In June of 1923 Charles Jenkins, an inventor from Dayton, Ohio, invented and transmitted the earliest moving images through a mechanical television system called Radiovision. He publicly performed his first transmission, from Anacosta, Virginia to Washington in June of 1925. As far back as 1894, Jenkins had been promoting mechanical television when he published an article in the "Electrical Engineer” describing a method of electrically transmitting pictures. In 1920, at a meeting of the Society of Motion Picture Engineers, Jenkins introduced his prismatic rings, a device that replaced the shutter on a film projector and an important invention that Charles Jenkins would later use in his Radiovision system.

How It Works

The transmitter had to be set in a studio in total darkness. Holes would be punched in a spiral disc would allow only light to be passed through these selective regions. The spinning disk would emit light bounced off of the subjects face from a light source within the transmitter onto a photoelectric cell that would convert the light image into electric signals. These would, in turn, be amplified and sent via radio waves to a receiver on the other end.

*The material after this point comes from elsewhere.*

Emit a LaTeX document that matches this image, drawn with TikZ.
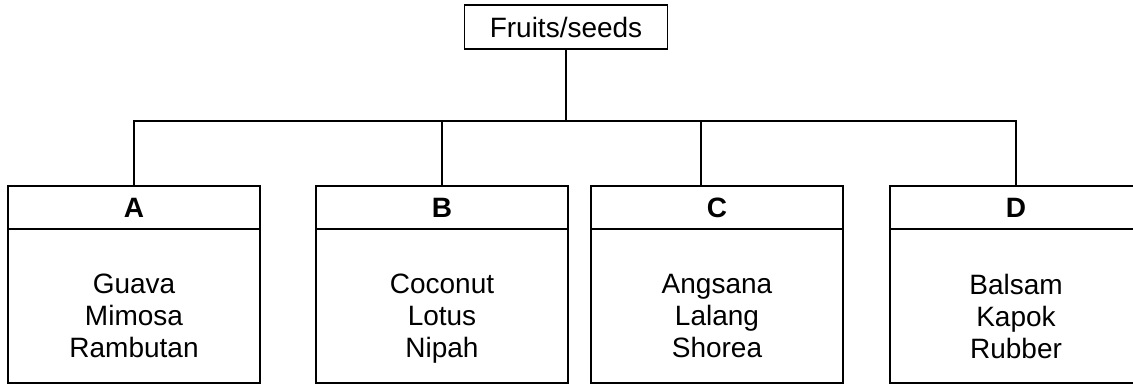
\documentclass[tikz,border=0pt]{standalone}
\usepackage{fontspec}
\setmainfont{Liberation Sans}
\usetikzlibrary{positioning}

\begin{document}
\begin{tikzpicture}[
    x = 1pt, y = 1pt,
    every node/.style = {font=\fontsize{28}{32}\selectfont, text=black, outer sep=0pt},
    root/.style = {draw, line width=1.5pt, minimum width=203pt,
      minimum height=44pt, inner sep=0pt},
    head/.style = {draw, line width=1.5pt, minimum width=252pt,
      minimum height=43pt, inner sep=0pt,
      font=\fontsize{28}{32}\selectfont\bfseries},
    body/.style = {draw, line width=1.5pt, minimum width=252pt,
      minimum height=154pt, inner sep=0pt},
    list/.style = {align=center, inner sep=0pt},
    link/.style = {draw, line width=1.7pt}]
  \useasboundingbox (0,0) rectangle (1133,-385);

  \node (root) [root] at (566,-27) {Fruits/seeds};

  \node (A) [head] at (134,-207.5) {A};
  \node (B) [head, right = 56pt of A] {B};
  \node (C) [head, right = 23pt of B] {C};
  \node (D) [head, right = 47pt of C] {D};

  \node (Abody) [body, below = 0pt of A] {};
  \node (Bbody) [body, below = 0pt of B] {};
  \node (Cbody) [body, below = 0pt of C] {};
  \node (Dbody) [body, below = 0pt of D] {};

  \node (Alist) [list, below = 45pt of A] {Guava\\Mimosa\\Rambutan};
  \node (Blist) [list, below = 45pt of B] {Coconut\\Lotus\\Nipah};
  \node (Clist) [list, below = 45pt of C] {Angsana\\Lalang\\Shorea};
  \node (Dlist) [list, below = 45pt of D] {Balsam\\Kapok\\Rubber};

  \coordinate (bus) at ([yshift=-72pt]root.south);
  \draw [link] (root) -- (bus);
  \draw [link] (A.north) |- (bus) -| (D.north);
  \draw [link] (B.north) -- (B.north |- bus);
  \draw [link] ([xshift=-16pt]C.north) -- ([xshift=-16pt]C.north |- bus);
\end{tikzpicture}
\end{document}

The receiver on the other end would convert these electric impulses into a sequence of bright flashes in a neon tube located within the receiver. A disc would rotate very rapidly in front of this tube and converted every small flash into a part of the overall image. The speed of the disc would make “persistence of vision” (when the brain retains an image for one tenth of a second after the eye perceives it) possible for the viewer. Originally the image was very scratchy and the picture had to be constantly adjusted. This made some technical knowledge a necessity thus shrinking the prospective demographic to a select few (mostly men) who knew how to operate these machines. There was also originally no audio to accompany the pictures. Sepreate radios had to be purchased, or used if the viewer already had one, and tuned into a seperate station that would supplement the noises and music for the show they were watching.